Westpac New Zealand is raising US$1.5 billion through an issue of a 3 year government guaranteed bonds.
This would be only the second such long term guaranteed debt issue by a New Zealand bank since the government's wholesale guarantee scheme was put in place in November.
It will be welcomed by the Reserve Bank and the Government, who want the banks to lengthen the maturity of their foreign funding and make New Zealand's banking system less vulnerable to a global credit market freeze.
However, the relatively high price of these issues means the banks are locked into higher funding costs that can prevent them from cutting mortgage rates if the Official Cash Rate is cut again and market interest rates fall.

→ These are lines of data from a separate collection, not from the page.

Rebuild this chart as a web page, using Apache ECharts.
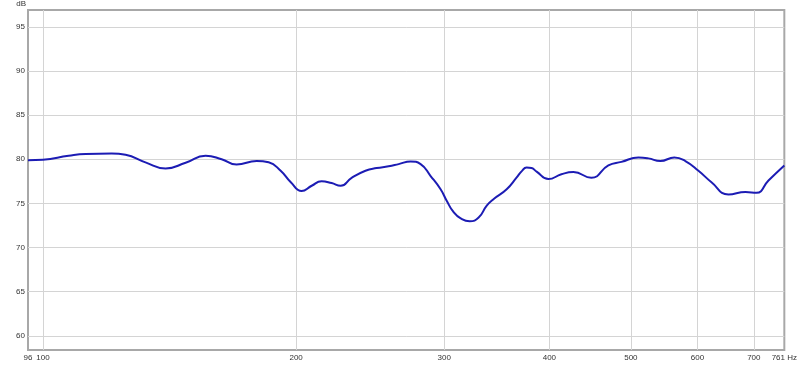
<!DOCTYPE html>
<html>
<head>
<meta charset="utf-8">
<script src="https://cdn.jsdelivr.net/npm/echarts@6/dist/echarts.min.js"></script>
<style>
html,body{margin:0;padding:0;background:#fff;}
#chart{width:800px;height:367px;}
</style>
</head>
<body>
<div id="chart"></div>
<script>
// Frequency (Hz) and level (dB)
const freqs = [96, 100, 107.3, 112.4, 120.7, 125.4, 132.4, 139.9, 147.8, 156.1, 163.1, 169.9, 179.5, 185.5, 191.7, 197.1, 203, 208.7, 214.4, 220.4, 225.9, 232.8, 241.8, 249.3, 257.6, 264.8, 273.6, 281.2, 289, 297, 302, 307.8, 313.8, 321.6, 329.6, 337, 343.5, 355.9, 365.8, 370.9, 375.8, 381, 386.3, 399, 413.4, 427.2, 448.7, 470.1, 487.2, 510.5, 524.6, 542, 563.2, 580.4, 601.6, 623.4, 653.1, 684.2, 705.1, 728.7, 761];
const levels = [79.9, 79.95, 80.4, 80.6, 80.65, 80.5, 79.65, 78.96, 79.6, 80.4, 80.0, 79.4, 79.8, 79.65, 78.7, 77.4, 76.4, 77.0, 77.5, 77.3, 77.0, 77.9, 78.7, 79.0, 79.2, 79.45, 79.75, 79.45, 78.1, 76.6, 75.3, 74.0, 73.3, 72.97, 73.4, 74.75, 75.5, 76.6, 77.95, 78.65, 79.07, 79.0, 78.6, 77.75, 78.3, 78.55, 77.9, 79.3, 79.7, 80.2, 80.1, 79.8, 80.2, 79.8, 78.7, 77.4, 76.0, 76.3, 76.2, 77.6, 79.3];
const xTicks = [96, 100, 200, 300, 400, 500, 600, 700, 761];
const xGrid = [100, 200, 300, 400, 500, 600, 700];
const yTicks = [60, 65, 70, 75, 80, 85, 90, 95];

const chart = echarts.init(document.getElementById('chart'), null, {renderer: 'canvas'});
const font = 'Liberation Sans, Arial, sans-serif';
chart.setOption({
  animation: false,
  backgroundColor: '#ffffff',
  grid: {left: 28, right: 14, top: 10, bottom: 17, show: true, borderColor: '#a8a8a8', borderWidth: 2},
  xAxis: {
    type: 'log', logBase: 10, min: 96, max: 761,
    axisLine: {show: false},
    axisTick: {show: false, customValues: xGrid},
    splitLine: {show: true, lineStyle: {color: '#d4d4d4', width: 1}},
    axisLabel: {
      customValues: xTicks, fontSize: 8, color: '#333', fontFamily: font, margin: 4,
      showMinLabel: true, showMaxLabel: true,
      formatter: v => (Math.round(v) === 761 ? '761 Hz' : String(Math.round(v)))
    },
    minorSplitLine: {show: false}
  },
  yAxis: {
    type: 'value', min: 58.4, max: 96.9,
    name: 'dB', nameLocation: 'end', nameGap: 2,
    nameTextStyle: {fontSize: 8, color: '#333', fontFamily: font, align: 'right', padding: [0, 2, 0, 0]},
    axisLine: {show: false},
    axisTick: {show: false, customValues: yTicks},
    splitLine: {show: true, lineStyle: {color: '#d4d4d4', width: 1}},
    axisLabel: {customValues: yTicks, fontSize: 8, color: '#333', fontFamily: font, margin: 3}
  },
  series: [{
    type: 'line',
    data: freqs.map((f, i) => [f, levels[i]]),
    smooth: 0.5,
    symbol: 'none',
    lineStyle: {color: '#1c1cb4', width: 2}
  }]
});
</script>
</body>
</html>
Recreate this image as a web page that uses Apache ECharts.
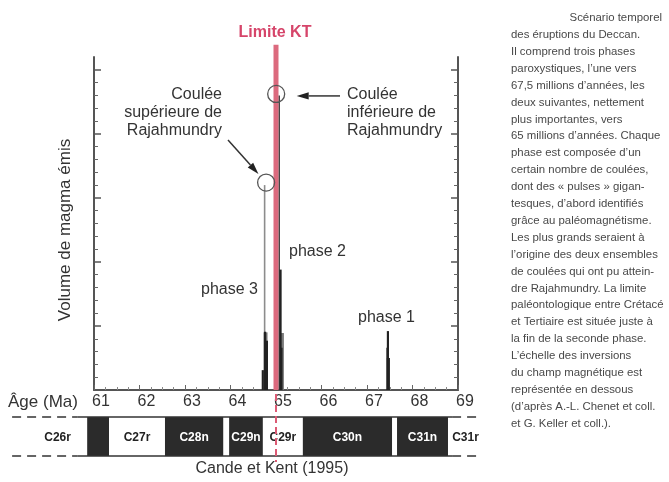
<!DOCTYPE html>
<html><head><meta charset="utf-8">
<script src="https://cdn.jsdelivr.net/npm/echarts@6/dist/echarts.min.js"></script>
<style>html,body{margin:0;padding:0;background:#fff}#c{width:669px;height:482px}</style>
</head><body><div id="c"></div>
<script>
// ---------- data ----------
const ageTicks = [61, 62, 63, 64, 65, 66, 67, 68, 69];
const volumeMajorTicks = [0, 1, 2, 3, 4, 5];
const volumeMinorTicks = [0.2,0.4,0.6,0.8,1.2,1.4,1.6,1.8,2.2,2.4,2.6,2.8,3.2,3.4,3.6,3.8,4.2,4.4,4.6,4.8];
const ktBoundaryAge = 65.0;

// big pulses (tall lines), phase 3 then phase 2
const tallPulseAge = [64.75, 65.07];
const tallPulseVolume = [3.2, 4.6];
// smaller pulses
const pulseAge    = [64.71, 64.76, 64.80, 65.10, 65.12, 67.45, 67.46, 67.46, 67.48];
const pulseVolume = [0.31, 0.91, 0.77, 1.88, 0.66, 0.66, 0.92, 0.50, 0.50];
const widePulseAge = [64.77, 65.13];
const widePulseVolume = [0.90, 0.89];

const phaseNames = ['phase 1', 'phase 2', 'phase 3'];

// magnetic polarity chrons (Cande et Kent 1995)
const chronNames  = ['C26r','C27n','C27r','C28n','C28r','C29n','C29r','C30n','C30r','C31n','C31r'];
const chronStart  = [59.55, 60.85, 61.33, 62.56, 63.84, 63.97, 64.71, 65.59, 67.55, 67.66, 68.78];
const chronEnd    = [60.85, 61.33, 62.56, 63.84, 63.97, 64.71, 65.59, 67.55, 67.66, 68.78, 69.55];
const chronNormal = [false, true, false, true, false, true, false, true, false, true, false];
const chronLabelShown = [true, false, true, true, false, true, true, true, false, true, true];
const bandSolidAges = [60.63, 68.87];
const bandDashedLeftAges = [59.2, 60.63];
const bandDashedRightAges = [68.87, 69.48];

const captionFirst = 'Scénario temporel';
const captionLines = [
  'des éruptions du Deccan.',
  'Il comprend trois phases',
  'paroxystiques, l\u2019une vers',
  '67,5 millions d\u2019années, les',
  'deux suivantes, nettement',
  'plus importantes, vers',
  '65 millions d\u2019années. Chaque',
  'phase est composée d\u2019un',
  'certain nombre de coulées,',
  'dont des « pulses » gigan-',
  'tesques, d\u2019abord identifiés',
  'grâce au paléomagnétisme.',
  'Les plus grands seraient à',
  'l\u2019origine des deux ensembles',
  'de coulées qui ont pu attein-',
  'dre Rajahmundry. La limite',
  'paléontologique entre Crétacé',
  'et Tertiaire est située juste à',
  'la fin de la seconde phase.',
  'L\u2019échelle des inversions',
  'du champ magnétique est',
  'représentée en dessous',
  '(d\u2019après A.-L. Chenet et coll.',
  'et G. Keller et coll.).'
];

// ---------- chart ----------
const FONT = 'Liberation Sans, Arial, Helvetica, sans-serif';
const chart = echarts.init(document.getElementById('c'), null, {renderer: 'canvas'});

function spikeRender(width, color) {
  return function (params, api) {
    const x = api.value(0), v = api.value(1);
    const p0 = api.coord([x, 0]);
    const p1 = api.coord([x, v]);
    return {type: 'rect', shape: {x: p0[0] - width / 2, y: p1[1], width: width, height: p0[1] - p1[1]},
            style: {fill: color}};
  };
}
function zip(a, b) { return a.map((v, i) => [v, b[i]]); }

const yBase = {type: 'value', min: 0, max: 5.2, gridIndex: 0, splitLine: {show: false}, axisLabel: {show: false}};
const axisLineStyle = {color: '#555', width: 2};

const option = {
  animation: false,
  backgroundColor: '#ffffff',
  textStyle: {fontFamily: FONT},
  grid: [
    {left: 94, top: 57, right: 211, bottom: 92},
    {left: 3, top: 417, right: 183.7, height: 39}
  ],
  xAxis: [
    {type: 'value', gridIndex: 0, min: ageTicks[0], max: ageTicks[ageTicks.length - 1], interval: 1,
     axisLine: {show: true, lineStyle: axisLineStyle},
     axisTick: {show: true, inside: true, length: 5, lineStyle: {color: '#666'}},
     minorTick: {show: true, splitNumber: 4, length: 3, lineStyle: {color: '#888'}},
     splitLine: {show: false},
     axisLabel: {show: true, fontSize: 16, color: '#333', margin: 4, padding: [0, 0, 0, 14], fontFamily: FONT}},
    {type: 'value', gridIndex: 1, min: 59, max: 69.6, show: false}
  ],
  yAxis: [
    Object.assign({}, yBase, {position: 'left', axisLine: {show: true, onZero: false, lineStyle: axisLineStyle},
      axisTick: {show: true, inside: true, length: 7, customValues: volumeMajorTicks, lineStyle: {color: '#555', width: 1.5}}}),
    Object.assign({}, yBase, {position: 'left', axisLine: {show: false},
      axisTick: {show: true, inside: true, length: 4, customValues: volumeMinorTicks, lineStyle: {color: '#666'}}}),
    Object.assign({}, yBase, {position: 'right', axisLine: {show: true, onZero: false, lineStyle: axisLineStyle},
      axisTick: {show: true, inside: true, length: 7, customValues: volumeMajorTicks, lineStyle: {color: '#555', width: 1.5}}}),
    Object.assign({}, yBase, {position: 'right', axisLine: {show: false},
      axisTick: {show: true, inside: true, length: 4, customValues: volumeMinorTicks, lineStyle: {color: '#666'}}}),
    {type: 'value', gridIndex: 1, min: 0, max: 1, show: false}
  ],
  series: [
    {type: 'custom', name: 'wide', xAxisIndex: 0, yAxisIndex: 0, z: 2,
     renderItem: spikeRender(4, '#7a7a7a'), data: zip(widePulseAge, widePulseVolume)},
    {type: 'custom', name: 'tall3', xAxisIndex: 0, yAxisIndex: 0, z: 3,
     renderItem: spikeRender(1.6, '#8c8c8c'), data: [[tallPulseAge[0], tallPulseVolume[0]]]},
    {type: 'custom', name: 'tall2', xAxisIndex: 0, yAxisIndex: 0, z: 3,
     renderItem: spikeRender(1.6, '#444'), data: [[tallPulseAge[1], tallPulseVolume[1]]]},
    {type: 'custom', name: 'pulses', xAxisIndex: 0, yAxisIndex: 0, z: 4,
     renderItem: spikeRender(2.2, '#222'), data: zip(pulseAge, pulseVolume)},
    {type: 'custom', name: 'chrons', xAxisIndex: 1, yAxisIndex: 4, z: 2,
     data: chronNames.map((n, i) => [chronStart[i], chronEnd[i], i]),
     renderItem: function (params, api) {
       const i = params.dataIndex;
       const s = api.coord([api.value(0), 0]);
       const e = api.coord([api.value(1), 1]);
       const children = [];
       if (chronNormal[i]) {
         children.push({type: 'rect', shape: {x: s[0], y: e[1], width: e[0] - s[0], height: s[1] - e[1]},
                        style: {fill: '#2b2b2b'}});
       }
       if (chronLabelShown[i]) {
         children.push({type: 'text', style: {text: chronNames[i], x: (s[0] + e[0]) / 2, y: (s[1] + e[1]) / 2 + 1,
           align: 'center', verticalAlign: 'middle', font: 'bold 12px ' + FONT,
           fill: chronNormal[i] ? '#ffffff' : '#222'}});
       }
       return {type: 'group', children: children};
     }},
    {type: 'custom', name: 'band', xAxisIndex: 1, yAxisIndex: 4, z: 3,
     data: [bandDashedLeftAges, bandSolidAges, bandDashedRightAges],
     renderItem: function (params, api) {
       const dashed = params.dataIndex !== 1;
       const a = api.coord([api.value(0), 0]);
       const b = api.coord([api.value(1), 1]);
       const st = {stroke: '#333', lineWidth: 1.6, lineDash: dashed ? [9, 6] : null};
       return {type: 'group', children: [
         {type: 'line', shape: {x1: a[0], y1: b[1], x2: b[0], y2: b[1]}, style: st},
         {type: 'line', shape: {x1: a[0], y1: a[1], x2: b[0], y2: a[1]}, style: st}
       ]};
     }}
  ]
};
chart.setOption(option);

// ---------- annotations anchored through the axes ----------
const toPx = (x, y) => chart.convertToPixel({xAxisIndex: 0, yAxisIndex: 0}, [x, y]);
const kt0 = toPx(ktBoundaryAge, 0);
const ktTop = toPx(ktBoundaryAge, 5.39);
const top3 = toPx(tallPulseAge[0], tallPulseVolume[0]);
const top2 = toPx(tallPulseAge[1], tallPulseVolume[1]);
const c3 = [top3[0] + 1.5, top3[1] - 2.5];
const c2 = [top2[0] - 3, top2[1] - 1.5];
const R = 8.5;

function arrow(from, to) {
  const dx = to[0] - from[0], dy = to[1] - from[1];
  const L = Math.sqrt(dx * dx + dy * dy), ux = dx / L, uy = dy / L;
  const hl = 12, hw = 3.6;
  const bx = to[0] - ux * hl, by = to[1] - uy * hl;
  return [
    {type: 'line', z: 20, shape: {x1: from[0], y1: from[1], x2: bx, y2: by}, style: {stroke: '#333', lineWidth: 1.5}},
    {type: 'polygon', z: 20, shape: {points: [to, [bx - uy * hw, by + ux * hw], [bx + uy * hw, by - ux * hw]]},
     style: {fill: '#222'}}
  ];
}
const a1from = [228, 140];
const d1 = [c3[0] - a1from[0], c3[1] - a1from[1]];
const d1L = Math.sqrt(d1[0] * d1[0] + d1[1] * d1[1]);
const a1to = [c3[0] - d1[0] / d1L * (R + 3), c3[1] - d1[1] / d1L * (R + 3)];
const a2from = [340, c2[1] + 2];
const a2to = [c2[0] + R + 12, c2[1] + 2];

const txt = (text, x, y, align, vAlign, font, fill, extra) =>
  Object.assign({type: 'text', z: 20, style: {text: text, x: x, y: y, align: align, verticalAlign: vAlign,
    font: font, fill: fill}}, extra || {});

const graphics = [
  // KT boundary
  {type: 'line', z: 15, shape: {x1: kt0[0], y1: ktTop[1], x2: kt0[0], y2: kt0[1]},
   style: {stroke: '#dc6a7e', lineWidth: 5}},
  {type: 'line', z: 15, shape: {x1: kt0[0], y1: kt0[1] + 4, x2: kt0[0], y2: 462},
   style: {stroke: '#dc5a74', lineWidth: 2, lineDash: [7, 4]}},
  txt('Limite KT', kt0[0] - 1, 33, 'center', 'middle', 'bold 16px ' + FONT, '#d6456a'),
  // circles
  {type: 'circle', z: 18, shape: {cx: c3[0], cy: c3[1], r: R}, style: {fill: 'none', stroke: '#555', lineWidth: 1.3}},
  {type: 'circle', z: 18, shape: {cx: c2[0], cy: c2[1], r: R}, style: {fill: 'none', stroke: '#555', lineWidth: 1.3}},
  ...arrow(a1from, a1to),
  ...arrow(a2from, a2to),
  txt('Coulée\nsupérieure de\nRajahmundry', 222, 86, 'right', 'top', '16px ' + FONT, '#333', {}),
  txt('Coulée\ninférieure de\nRajahmundry', 347, 86, 'left', 'top', '16px ' + FONT, '#333', {}),
  txt(phaseNames[2], 258, 290, 'right', 'middle', '16px ' + FONT, '#333'),
  txt(phaseNames[1], 289, 252, 'left', 'middle', '16px ' + FONT, '#333'),
  txt(phaseNames[0], 358, 318, 'left', 'middle', '16px ' + FONT, '#333'),
  txt('Volume de magma émis', 0, 0, 'center', 'middle', '17px ' + FONT, '#333',
      {x: 65, y: 230, rotation: Math.PI / 2}),
  txt('Âge (Ma)', 8, 402, 'left', 'middle', '17px ' + FONT, '#333'),
  txt('Cande et Kent (1995)', 272, 469, 'center', 'middle', '16px ' + FONT, '#333'),
  txt(captionFirst, 662, 18, 'right', 'middle', '11.4px ' + FONT, '#484848'),
  txt(captionLines.join('\n'), 511, 26.5, 'left', 'top', '11.4px ' + FONT, '#484848')
];
// line heights for multi-line texts
graphics.forEach(g => {
  if (g.type === 'text' && g.style.text.indexOf('\n') >= 0) {
    g.style.lineHeight = g.style.text.startsWith('Coulée') ? 18 : 16.9;
  }
});
chart.setOption({graphic: graphics});
</script></body></html>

Reuters and Insto reported that Westpac NZ is pricing the issue at 80/85 basis points above the three year swap rate. After the guarantee fee of 70 basis points and other fees of around 20 basis points, that means Westpac NZ's funding costs will be around 170 basis points above swaps.
The 3 year swaps rate is currently around 4.10 per cent, meaning Westpac's funding costs for three year debt on this occasion is running at around 5.8 per cent.
Westpac's 3 year mortgage rate is currently 6.85 per cent, implying a net interest margin of around 100 basis points if funding was matched directly with lending. See all mortgage rates here.
ANZ National issued a similar US$1 billion bond on March 27 at a total of 250 basis points above the 3 year swaps rate, which implies the margin for foreign funding has reduced around 70 basis points in the last two months.
An interview in the Wall St Journal by John Key was credited by ANZ as a factor ensuring the success of the first issue.
The Reserve Bank called on the banks again on May 14 to extend the duration of its funding as it finalises a new liquidity policy with the banks.